> SHORT TASK
Can you transcribe every line exactly and leave the pictures behind?
^^^^^^^^^^^^^^^^
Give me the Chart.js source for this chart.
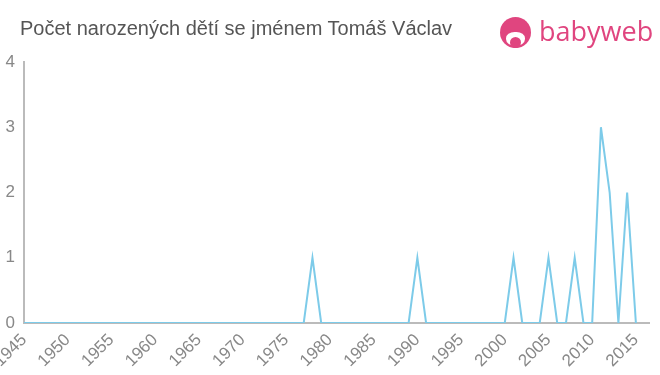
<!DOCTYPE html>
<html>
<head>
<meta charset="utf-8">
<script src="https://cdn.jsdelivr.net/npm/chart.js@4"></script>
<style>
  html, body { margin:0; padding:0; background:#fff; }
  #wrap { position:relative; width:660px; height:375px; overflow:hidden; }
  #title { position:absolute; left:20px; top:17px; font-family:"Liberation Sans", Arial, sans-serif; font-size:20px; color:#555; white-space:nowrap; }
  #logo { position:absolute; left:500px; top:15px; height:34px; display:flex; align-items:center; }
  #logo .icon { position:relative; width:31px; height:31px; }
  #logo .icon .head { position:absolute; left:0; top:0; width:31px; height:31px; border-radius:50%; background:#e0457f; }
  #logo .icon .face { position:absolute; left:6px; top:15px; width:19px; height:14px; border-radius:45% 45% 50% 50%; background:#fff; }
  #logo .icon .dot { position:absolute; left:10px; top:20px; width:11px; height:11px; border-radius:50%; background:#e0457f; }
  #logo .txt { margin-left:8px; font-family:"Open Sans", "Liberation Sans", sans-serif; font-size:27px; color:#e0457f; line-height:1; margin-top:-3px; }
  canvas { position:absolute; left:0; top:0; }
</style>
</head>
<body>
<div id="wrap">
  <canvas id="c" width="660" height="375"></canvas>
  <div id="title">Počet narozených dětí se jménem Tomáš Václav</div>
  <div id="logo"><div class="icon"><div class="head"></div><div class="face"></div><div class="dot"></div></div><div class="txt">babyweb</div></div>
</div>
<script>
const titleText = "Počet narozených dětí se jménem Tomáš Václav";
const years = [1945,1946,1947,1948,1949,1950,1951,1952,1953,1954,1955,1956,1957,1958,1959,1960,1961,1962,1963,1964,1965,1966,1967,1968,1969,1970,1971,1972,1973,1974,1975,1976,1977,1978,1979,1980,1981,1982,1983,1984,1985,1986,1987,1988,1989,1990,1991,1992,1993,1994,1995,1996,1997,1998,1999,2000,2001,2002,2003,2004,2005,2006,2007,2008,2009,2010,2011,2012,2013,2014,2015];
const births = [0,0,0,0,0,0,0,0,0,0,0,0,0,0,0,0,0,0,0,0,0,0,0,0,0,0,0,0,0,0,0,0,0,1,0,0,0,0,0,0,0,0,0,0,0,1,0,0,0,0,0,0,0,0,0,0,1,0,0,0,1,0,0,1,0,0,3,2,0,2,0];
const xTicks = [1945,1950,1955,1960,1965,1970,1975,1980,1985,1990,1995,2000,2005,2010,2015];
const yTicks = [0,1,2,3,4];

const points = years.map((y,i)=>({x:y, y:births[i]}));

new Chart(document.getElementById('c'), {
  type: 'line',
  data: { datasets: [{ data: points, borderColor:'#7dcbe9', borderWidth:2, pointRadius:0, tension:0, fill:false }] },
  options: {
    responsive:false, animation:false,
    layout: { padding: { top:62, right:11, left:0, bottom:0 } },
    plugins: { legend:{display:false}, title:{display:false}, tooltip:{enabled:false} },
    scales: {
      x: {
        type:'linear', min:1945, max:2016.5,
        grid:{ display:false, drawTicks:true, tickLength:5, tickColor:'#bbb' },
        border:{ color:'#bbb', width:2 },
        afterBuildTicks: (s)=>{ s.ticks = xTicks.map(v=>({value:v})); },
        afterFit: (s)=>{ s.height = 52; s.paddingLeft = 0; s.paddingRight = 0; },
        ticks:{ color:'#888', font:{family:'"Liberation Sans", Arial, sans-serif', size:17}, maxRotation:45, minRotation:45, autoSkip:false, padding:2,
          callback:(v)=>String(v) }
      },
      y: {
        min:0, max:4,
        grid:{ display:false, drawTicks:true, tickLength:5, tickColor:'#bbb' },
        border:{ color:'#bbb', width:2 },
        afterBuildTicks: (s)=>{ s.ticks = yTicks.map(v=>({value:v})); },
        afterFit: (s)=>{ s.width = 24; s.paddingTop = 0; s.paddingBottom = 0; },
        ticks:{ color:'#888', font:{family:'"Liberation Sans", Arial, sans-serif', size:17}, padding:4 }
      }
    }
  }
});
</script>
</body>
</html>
^^^^^^^^^^^^^^^^
> EXERCISE RESPONSE
Give me the Chart.js source for this chart.
<!DOCTYPE html>
<html>
<head>
<meta charset="utf-8">
<script src="https://cdn.jsdelivr.net/npm/chart.js@4"></script>
<style>
  html, body { margin:0; padding:0; background:#fff; }
  #wrap { position:relative; width:660px; height:375px; overflow:hidden; }
  #title { position:absolute; left:20px; top:17px; font-family:"Liberation Sans", Arial, sans-serif; font-size:20px; color:#555; white-space:nowrap; }
  #logo { position:absolute; left:500px; top:15px; height:34px; display:flex; align-items:center; }
  #logo .icon { position:relative; width:31px; height:31px; }
  #logo .icon .head { position:absolute; left:0; top:0; width:31px; height:31px; border-radius:50%; background:#e0457f; }
  #logo .icon .face { position:absolute; left:6px; top:15px; width:19px; height:14px; border-radius:45% 45% 50% 50%; background:#fff; }
  #logo .icon .dot { position:absolute; left:10px; top:20px; width:11px; height:11px; border-radius:50%; background:#e0457f; }
  #logo .txt { margin-left:8px; font-family:"Open Sans", "Liberation Sans", sans-serif; font-size:27px; color:#e0457f; line-height:1; margin-top:-3px; }
  canvas { position:absolute; left:0; top:0; }
</style>
</head>
<body>
<div id="wrap">
  <canvas id="c" width="660" height="375"></canvas>
  <div id="title">Počet narozených dětí se jménem Tomáš Václav</div>
  <div id="logo"><div class="icon"><div class="head"></div><div class="face"></div><div class="dot"></div></div><div class="txt">babyweb</div></div>
</div>
<script>
const titleText = "Počet narozených dětí se jménem Tomáš Václav";
const years = [1945,1946,1947,1948,1949,1950,1951,1952,1953,1954,1955,1956,1957,1958,1959,1960,1961,1962,1963,1964,1965,1966,1967,1968,1969,1970,1971,1972,1973,1974,1975,1976,1977,1978,1979,1980,1981,1982,1983,1984,1985,1986,1987,1988,1989,1990,1991,1992,1993,1994,1995,1996,1997,1998,1999,2000,2001,2002,2003,2004,2005,2006,2007,2008,2009,2010,2011,2012,2013,2014,2015];
const births = [0,0,0,0,0,0,0,0,0,0,0,0,0,0,0,0,0,0,0,0,0,0,0,0,0,0,0,0,0,0,0,0,0,1,0,0,0,0,0,0,0,0,0,0,0,1,0,0,0,0,0,0,0,0,0,0,1,0,0,0,1,0,0,1,0,0,3,2,0,2,0];
const xTicks = [1945,1950,1955,1960,1965,1970,1975,1980,1985,1990,1995,2000,2005,2010,2015];
const yTicks = [0,1,2,3,4];

const points = years.map((y,i)=>({x:y, y:births[i]}));

new Chart(document.getElementById('c'), {
  type: 'line',
  data: { datasets: [{ data: points, borderColor:'#7dcbe9', borderWidth:2, pointRadius:0, tension:0, fill:false }] },
  options: {
    responsive:false, animation:false,
    layout: { padding: { top:62, right:11, left:0, bottom:0 } },
    plugins: { legend:{display:false}, title:{display:false}, tooltip:{enabled:false} },
    scales: {
      x: {
        type:'linear', min:1945, max:2016.5,
        grid:{ display:false, drawTicks:true, tickLength:5, tickColor:'#bbb' },
        border:{ color:'#bbb', width:2 },
        afterBuildTicks: (s)=>{ s.ticks = xTicks.map(v=>({value:v})); },
        afterFit: (s)=>{ s.height = 52; s.paddingLeft = 0; s.paddingRight = 0; },
        ticks:{ color:'#888', font:{family:'"Liberation Sans", Arial, sans-serif', size:17}, maxRotation:45, minRotation:45, autoSkip:false, padding:2,
          callback:(v)=>String(v) }
      },
      y: {
        min:0, max:4,
        grid:{ display:false, drawTicks:true, tickLength:5, tickColor:'#bbb' },
        border:{ color:'#bbb', width:2 },
        afterBuildTicks: (s)=>{ s.ticks = yTicks.map(v=>({value:v})); },
        afterFit: (s)=>{ s.width = 24; s.paddingTop = 0; s.paddingBottom = 0; },
        ticks:{ color:'#888', font:{family:'"Liberation Sans", Arial, sans-serif', size:17}, padding:4 }
      }
    }
  }
});
</script>
</body>
</html>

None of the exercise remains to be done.